This is a wonderful book. Written as a text for a one-semester “transition to higher mathematics” course, it introduces the undergraduate to logic and proofs and to the basic objects and language used in higher mathematics. It is ideal for the many American undergraduates who come to college with little or no experience with proof or formal reasoning and need to be brought up to speed quickly in order to succeed in upper-level mathematics courses.
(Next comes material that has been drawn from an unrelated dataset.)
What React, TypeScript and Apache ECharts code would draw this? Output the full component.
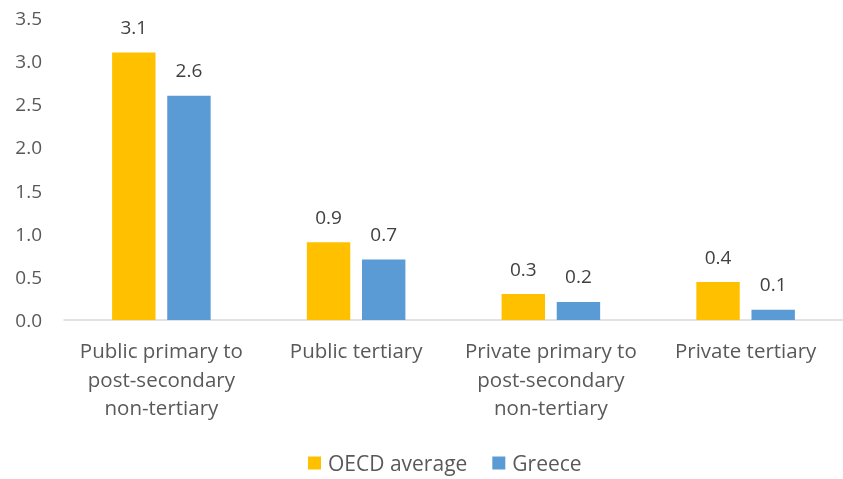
import React, { useEffect, useRef } from "react";
import * as echarts from "echarts";

const categories = [
  "Public primary to\npost-secondary\nnon-tertiary",
  "Public tertiary",
  "Private primary to\npost-secondary\nnon-tertiary",
  "Private tertiary",
];
const oecdValues = [3.1, 0.9, 0.3, 0.44];
const greeceValues = [2.6, 0.7, 0.21, 0.12];
const seriesNames = ["OECD average", "Greece"];

const FONT = "'Open Sans', 'Noto Sans', sans-serif";
const TEXT = "#595959";

export default function App() {
  const ref = useRef<HTMLDivElement>(null);
  useEffect(() => {
    if (!ref.current) return;
    const chart = echarts.init(ref.current, null, { renderer: "svg" });
    const label = {
      show: true,
      position: "top",
      distance: 16,
      color: "#404040",
      fontSize: 19,
      fontFamily: FONT,
      formatter: (p: any) => Number(p.value).toFixed(1),
    };
    chart.setOption({
      animation: false,
      textStyle: { fontFamily: FONT },
      grid: { left: 64, right: -12, top: 18, bottom: 159, containLabel: false },
      legend: {
        top: 450,
        left: 308,
        itemWidth: 13,
        itemHeight: 13,
        itemGap: 25,
        icon: "rect",
        padding: 0,
        textStyle: { color: TEXT, fontSize: 21, fontFamily: FONT, lineHeight: 26, padding: [0, 0, 0, 2] },
        data: seriesNames,
      },
      xAxis: {
        type: "category",
        data: categories,
        axisLine: { show: true, lineStyle: { color: "#D9D9D9", width: 1.5 } },
        axisTick: { show: false },
        axisLabel: {
          color: TEXT,
          fontSize: 20.5,
          fontFamily: FONT,
          lineHeight: 28.5,
          margin: 16,
          interval: 0,
        },
      },
      yAxis: {
        type: "value",
        min: 0,
        max: 3.5,
        interval: 0.5,
        splitLine: { show: false },
        axisLine: { show: false },
        axisTick: { show: false },
        axisLabel: {
          color: TEXT,
          fontSize: 19,
          fontFamily: FONT,
          margin: 22,
          formatter: (v: number) => v.toFixed(1),
        },
      },
      series: [
        {
          name: seriesNames[0],
          type: "bar",
          data: oecdValues,
          itemStyle: { color: "#FFC000" },
          barGap: "27%",
          barCategoryGap: "49.4%",
          label,
        },
        {
          name: seriesNames[1],
          type: "bar",
          data: greeceValues,
          itemStyle: { color: "#5B9BD5" },
          barGap: "27%",
          barCategoryGap: "49.4%",
          label,
        },
      ],
    });
    return () => chart.dispose();
  }, []);
  return (
    <div style={{ position: "fixed", left: 0, top: 0, width: 843, height: 479, overflow: "hidden" }}>
      <div ref={ref} style={{ width: 843, height: 479 }} />
    </div>
  );
}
The book is divided into four parts. The first part introduces sets and logic and includes a chapter on counting, which gives a brief introduction to elementary combinatorial techniques. The second section covers the basic techniques for proving conditional statements: direct proof, contrapositive proof, and proof by contradiction. The third part provides more examples of common proofs, such as proving non-conditional statements, proofs involving sets, and disproving statements, and also introduces mathematical induction. Finally the fourth part returns to basic mathematical structures, discussing relations, functions, and cardinality.

Hammack clearly knows his audience, and writes about precise mathematical ideas in an inviting, conversational style that can be read by mathematically immature undergraduates. The exposition has the tone of a friendly office hour chat, as Hammack frequently addresses the reader as “you,” (e.g. “You should examine the following statements and make sure you understand how the answers were obtained.” p. 15) and sprinkles the text with references to what the reader has encountered in previous math courses, or will encounter in the future.

The book contains many well-chosen examples, non-examples, and exercises that illustrate key concepts and clarify common confusions. The deliberate pace of the book allows Hammack to point out many of these explicitly, and give helpful advice about how to think about them (e.g. “You can think of statements as pieces of information that are either correct or incorrect.” p. 32). In explaining proof techniques or types of proofs, he gives helpful templates, and very nice discussions of not only the logic of proofs, but how one goes about constructing them in practice.

Besides giving students the tools required to pursue advanced mathematics, the book also provides a nice introduction to the culture of mathematics. Engaging mathematical topics are sprinkled throughout. Many great theorems and proofs arise naturally in such a text: the ancient proofs that the square root of 2 is irrational and that there are an infinite number of primes are examples. Other engaging topics, such as Russell’s paradox, perfect numbers, Fibonacci numbers, and infinite cardinalities, are found in sections that shoot off from the main stream of the text.

One last attraction of *Book of Proof* is its price, or lack thereof. It is freely available for download from the author’s website as a .pdf document, and is also available as a print on demand paperback at amazon.com for $12.95.

There are many places where the author makes choices between rigor and accessibility, for example in deciding what properties of the integers should be assumed and what should be proved. While the book generally makes excellent choices in this regard, there are some proofs that do not give a significant pay-off given the investment. For example, much effort is put into building up to a proof of unique prime factorization of the integers which comes late in the book. While this is a spectacular result, many of the intermediate steps along the way are not well motivated as they arise, and may not be appreciated by students. This is surely a matter of taste, however, and much will depend on the particular students involved. It will probably come as no surprise that it is possible to skip certain sections of the book with no complaint from students.

I have used the book as a text in a sophomore-level discrete mathematics course, where we have covered most but not all of the material in the book, and supplemented the text with additional topics in discrete mathematics. My students and I have both loved the book. They find it readable and interesting, and they learn enough from reading the book that I rarely need to explain any topic from scratch. I highly recommend this book as a text or supplement for an undergraduate transition course. Furthermore, it is readable and enjoyable enough that it would be interesting and useful independent reading for almost any undergraduate mathematics major.

David Offner is Assistant Professor of Mathematics at Westminster College in New Wilmington, PA.